Several research projects by the Lewis Center for Church Leadership paved the way for the current Religious Workforce Project. The longest continuous effort by the Lewis Center studies clergy age trends. In 2006, the newly-established Lewis Center issued its first report on clergy age trends among United Methodist clergy beginning from 1985. This research emerged from an uneasiness about a perceived absence of young clergy (those younger than 35) compared to previous eras.
Few reliable statistics were easily available. Working in partnership with the General Board of Pension and Health Benefits (now Wespath Benefits), the Center opened a window to an alarming trend that illustrated the very low percentage of young clergy. Among the largest category of United Methodist clergy, i.e., elders, the percentages of under-35 clergy had gone from over 15 percent in 1985 to less than 5 percent (3,219 in 1985 to 850 in 2005). The national news coverage of the initial report, well beyond denominational or even church media, showed how shocking the figures were then.
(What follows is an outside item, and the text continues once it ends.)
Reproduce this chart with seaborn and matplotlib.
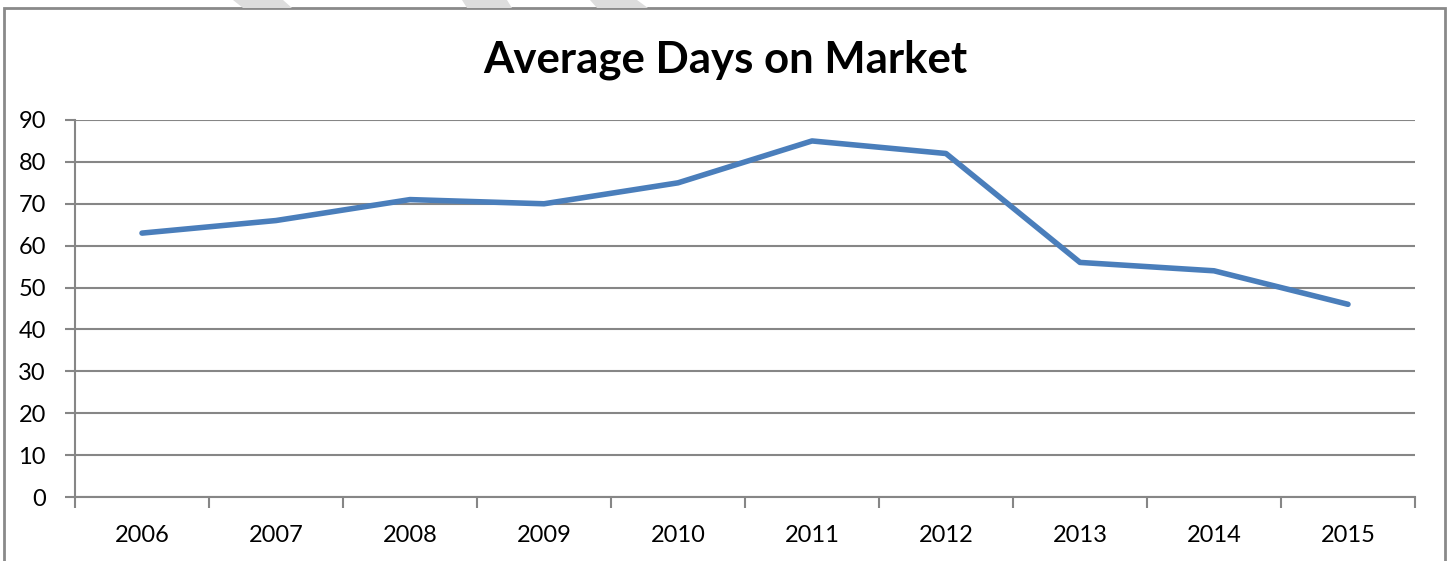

In each subsequent year, the Lewis Center updated the statistics. In 2007 and 2014, the reports included comparable figures from other denominations showing similar trends in declining percentages of under-35 clergy, especially among mainline denominations. The 2010 report showed comparable historical figures in Methodist traditions going back to 1926.
All of these reports are found at Clergy Age Trends in the United Methodist Church, 1985-2020.
Since that first report, the number of young elders grew gradually but steadily between 2006 and 2016. While the number of young male elders decreased, the number of young female elders provided all the gains. In the following two years, the number of young elders declined modestly. There was a net gain of men by 3 with major declines in women (-51). Since 2018, there was a net loss of 68 men and 29 women, roughly proportional to their respective makeups of the young elder pool (62 percent men; 30 percent women). In 2020, the number of young elders came within two of reaching the previous low of 850 in 2005. Due to the overall decline in the total number of active elders in the United Methodist Church, the percentage of young elders in the pool of all active elders remains around 7 percent, up from the record low of 5 percent in 2005.
The Religious Workforce Project will build on this previous research by seeking to situate these trends within broader patterns of clergy demographics found in the Mainline Protestant tradition and beyond.